EXERCISE INSTRUCTIONS :: Print, exactly as they stand, the lines from the start of the listing to the line containing "X0, Y0 = 287, 585", inclusive.

ROWS ::
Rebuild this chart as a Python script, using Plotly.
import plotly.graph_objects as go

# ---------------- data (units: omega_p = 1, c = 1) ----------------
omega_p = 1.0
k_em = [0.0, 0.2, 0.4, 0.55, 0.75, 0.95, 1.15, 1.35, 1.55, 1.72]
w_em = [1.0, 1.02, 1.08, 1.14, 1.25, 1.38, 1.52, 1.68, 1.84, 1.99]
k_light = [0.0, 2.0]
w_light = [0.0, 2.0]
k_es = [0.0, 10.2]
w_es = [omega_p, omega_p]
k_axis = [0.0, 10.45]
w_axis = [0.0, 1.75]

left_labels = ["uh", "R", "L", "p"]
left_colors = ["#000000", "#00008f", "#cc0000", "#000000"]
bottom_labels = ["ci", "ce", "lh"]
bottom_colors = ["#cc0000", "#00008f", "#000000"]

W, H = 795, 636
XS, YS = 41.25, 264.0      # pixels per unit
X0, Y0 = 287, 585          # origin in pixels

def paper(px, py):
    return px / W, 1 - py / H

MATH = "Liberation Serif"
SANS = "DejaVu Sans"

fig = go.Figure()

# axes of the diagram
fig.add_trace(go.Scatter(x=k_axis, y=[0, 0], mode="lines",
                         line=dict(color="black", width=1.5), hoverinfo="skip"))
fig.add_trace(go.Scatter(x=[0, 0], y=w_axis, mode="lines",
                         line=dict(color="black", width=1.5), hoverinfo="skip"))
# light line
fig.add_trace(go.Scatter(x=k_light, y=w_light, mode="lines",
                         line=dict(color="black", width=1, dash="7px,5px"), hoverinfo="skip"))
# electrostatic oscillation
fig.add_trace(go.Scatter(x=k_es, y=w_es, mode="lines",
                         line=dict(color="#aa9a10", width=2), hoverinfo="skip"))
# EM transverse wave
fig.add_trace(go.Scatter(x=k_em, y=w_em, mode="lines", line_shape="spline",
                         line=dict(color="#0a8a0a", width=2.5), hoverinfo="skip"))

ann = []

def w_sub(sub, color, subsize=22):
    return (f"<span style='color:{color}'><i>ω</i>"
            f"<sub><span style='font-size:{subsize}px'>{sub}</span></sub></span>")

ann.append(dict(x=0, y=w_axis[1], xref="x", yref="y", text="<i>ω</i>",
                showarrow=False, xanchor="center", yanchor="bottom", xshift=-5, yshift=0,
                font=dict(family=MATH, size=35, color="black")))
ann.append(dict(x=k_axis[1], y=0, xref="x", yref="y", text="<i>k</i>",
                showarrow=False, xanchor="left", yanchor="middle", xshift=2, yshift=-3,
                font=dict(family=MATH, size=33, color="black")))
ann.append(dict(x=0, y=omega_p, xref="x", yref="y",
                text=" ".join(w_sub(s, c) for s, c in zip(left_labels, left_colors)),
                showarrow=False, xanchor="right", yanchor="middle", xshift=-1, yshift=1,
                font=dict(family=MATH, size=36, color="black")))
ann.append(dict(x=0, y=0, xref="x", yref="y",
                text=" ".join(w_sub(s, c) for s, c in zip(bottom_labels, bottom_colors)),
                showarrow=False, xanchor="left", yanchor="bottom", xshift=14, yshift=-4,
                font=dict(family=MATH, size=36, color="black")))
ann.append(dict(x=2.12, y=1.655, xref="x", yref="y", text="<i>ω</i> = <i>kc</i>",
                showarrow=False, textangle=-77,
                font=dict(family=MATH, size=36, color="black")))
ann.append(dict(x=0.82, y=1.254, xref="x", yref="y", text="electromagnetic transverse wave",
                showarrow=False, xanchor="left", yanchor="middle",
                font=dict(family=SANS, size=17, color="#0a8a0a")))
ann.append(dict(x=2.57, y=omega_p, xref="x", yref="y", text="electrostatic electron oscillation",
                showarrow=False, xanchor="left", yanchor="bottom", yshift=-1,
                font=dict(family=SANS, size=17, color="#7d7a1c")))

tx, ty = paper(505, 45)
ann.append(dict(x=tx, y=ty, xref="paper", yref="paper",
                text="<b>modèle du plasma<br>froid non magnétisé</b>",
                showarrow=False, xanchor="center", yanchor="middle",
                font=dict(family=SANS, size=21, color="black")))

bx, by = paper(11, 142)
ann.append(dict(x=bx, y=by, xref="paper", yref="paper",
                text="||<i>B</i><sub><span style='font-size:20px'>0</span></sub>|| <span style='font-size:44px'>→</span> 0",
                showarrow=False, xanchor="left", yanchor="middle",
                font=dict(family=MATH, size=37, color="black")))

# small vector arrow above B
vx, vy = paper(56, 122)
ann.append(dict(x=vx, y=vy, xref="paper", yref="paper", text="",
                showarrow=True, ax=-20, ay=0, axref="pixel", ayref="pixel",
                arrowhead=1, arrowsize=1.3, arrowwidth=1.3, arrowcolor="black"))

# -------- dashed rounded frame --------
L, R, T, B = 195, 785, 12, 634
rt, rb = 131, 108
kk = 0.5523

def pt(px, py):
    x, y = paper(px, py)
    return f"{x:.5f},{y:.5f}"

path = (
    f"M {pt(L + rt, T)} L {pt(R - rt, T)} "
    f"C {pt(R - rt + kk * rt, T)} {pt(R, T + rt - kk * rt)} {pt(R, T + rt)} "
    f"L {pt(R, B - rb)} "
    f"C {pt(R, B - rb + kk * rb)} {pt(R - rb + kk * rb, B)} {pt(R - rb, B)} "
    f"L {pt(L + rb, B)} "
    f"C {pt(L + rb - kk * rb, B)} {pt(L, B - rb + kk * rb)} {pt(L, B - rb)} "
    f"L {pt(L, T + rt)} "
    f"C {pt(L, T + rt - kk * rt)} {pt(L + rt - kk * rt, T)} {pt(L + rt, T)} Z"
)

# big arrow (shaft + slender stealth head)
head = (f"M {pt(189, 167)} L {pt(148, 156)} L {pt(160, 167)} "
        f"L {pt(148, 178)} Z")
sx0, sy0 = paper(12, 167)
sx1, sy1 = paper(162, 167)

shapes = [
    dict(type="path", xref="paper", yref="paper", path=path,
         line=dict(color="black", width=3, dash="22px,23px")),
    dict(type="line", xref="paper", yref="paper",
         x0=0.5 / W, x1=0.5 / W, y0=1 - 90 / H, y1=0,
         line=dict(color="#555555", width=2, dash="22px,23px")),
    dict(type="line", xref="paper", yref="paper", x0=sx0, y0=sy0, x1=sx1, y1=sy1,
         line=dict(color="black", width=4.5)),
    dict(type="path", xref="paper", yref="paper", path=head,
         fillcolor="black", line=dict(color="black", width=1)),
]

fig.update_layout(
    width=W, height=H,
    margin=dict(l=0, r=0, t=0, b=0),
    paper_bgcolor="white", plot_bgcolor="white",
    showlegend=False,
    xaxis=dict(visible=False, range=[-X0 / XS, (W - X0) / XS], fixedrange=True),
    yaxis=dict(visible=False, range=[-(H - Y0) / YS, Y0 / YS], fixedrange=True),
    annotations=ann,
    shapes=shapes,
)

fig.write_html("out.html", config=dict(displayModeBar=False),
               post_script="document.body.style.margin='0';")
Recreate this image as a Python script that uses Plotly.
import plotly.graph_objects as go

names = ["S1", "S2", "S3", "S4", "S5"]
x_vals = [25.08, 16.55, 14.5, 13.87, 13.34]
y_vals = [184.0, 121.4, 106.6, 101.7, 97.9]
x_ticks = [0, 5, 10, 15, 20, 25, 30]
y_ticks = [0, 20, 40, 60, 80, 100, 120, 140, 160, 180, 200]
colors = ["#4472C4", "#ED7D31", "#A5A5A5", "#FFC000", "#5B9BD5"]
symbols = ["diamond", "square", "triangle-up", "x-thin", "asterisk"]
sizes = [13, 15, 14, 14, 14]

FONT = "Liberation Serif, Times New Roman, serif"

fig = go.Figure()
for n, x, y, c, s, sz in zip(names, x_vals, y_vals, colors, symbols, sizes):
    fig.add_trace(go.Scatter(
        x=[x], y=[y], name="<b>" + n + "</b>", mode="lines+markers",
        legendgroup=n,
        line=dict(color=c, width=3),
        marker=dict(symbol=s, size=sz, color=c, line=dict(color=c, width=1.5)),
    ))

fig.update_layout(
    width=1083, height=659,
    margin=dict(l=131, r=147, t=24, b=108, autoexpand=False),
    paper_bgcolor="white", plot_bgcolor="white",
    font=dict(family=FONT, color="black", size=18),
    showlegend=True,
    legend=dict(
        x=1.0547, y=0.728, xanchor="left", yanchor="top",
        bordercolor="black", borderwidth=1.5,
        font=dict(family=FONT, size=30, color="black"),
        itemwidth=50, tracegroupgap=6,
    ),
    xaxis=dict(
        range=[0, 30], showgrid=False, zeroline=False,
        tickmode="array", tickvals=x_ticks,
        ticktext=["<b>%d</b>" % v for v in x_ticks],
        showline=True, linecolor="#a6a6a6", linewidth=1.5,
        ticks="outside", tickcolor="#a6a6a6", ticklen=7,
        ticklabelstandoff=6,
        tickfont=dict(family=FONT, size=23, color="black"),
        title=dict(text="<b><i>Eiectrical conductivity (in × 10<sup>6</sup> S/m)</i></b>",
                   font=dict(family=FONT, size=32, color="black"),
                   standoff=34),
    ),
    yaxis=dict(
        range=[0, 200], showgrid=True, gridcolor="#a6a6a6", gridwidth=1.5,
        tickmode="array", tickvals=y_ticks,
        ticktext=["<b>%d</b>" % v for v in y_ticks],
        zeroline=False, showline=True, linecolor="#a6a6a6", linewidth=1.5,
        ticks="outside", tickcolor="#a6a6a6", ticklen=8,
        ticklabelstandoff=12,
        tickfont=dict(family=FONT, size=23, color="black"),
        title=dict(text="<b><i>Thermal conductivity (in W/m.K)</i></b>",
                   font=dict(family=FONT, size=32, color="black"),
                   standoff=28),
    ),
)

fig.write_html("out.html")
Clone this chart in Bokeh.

TASK RESPONSE ::
Rebuild this chart as a Python script, using Plotly.
import plotly.graph_objects as go

# ---------------- data (units: omega_p = 1, c = 1) ----------------
omega_p = 1.0
k_em = [0.0, 0.2, 0.4, 0.55, 0.75, 0.95, 1.15, 1.35, 1.55, 1.72]
w_em = [1.0, 1.02, 1.08, 1.14, 1.25, 1.38, 1.52, 1.68, 1.84, 1.99]
k_light = [0.0, 2.0]
w_light = [0.0, 2.0]
k_es = [0.0, 10.2]
w_es = [omega_p, omega_p]
k_axis = [0.0, 10.45]
w_axis = [0.0, 1.75]

left_labels = ["uh", "R", "L", "p"]
left_colors = ["#000000", "#00008f", "#cc0000", "#000000"]
bottom_labels = ["ci", "ce", "lh"]
bottom_colors = ["#cc0000", "#00008f", "#000000"]

W, H = 795, 636
XS, YS = 41.25, 264.0      # pixels per unit
X0, Y0 = 287, 585          # origin in pixels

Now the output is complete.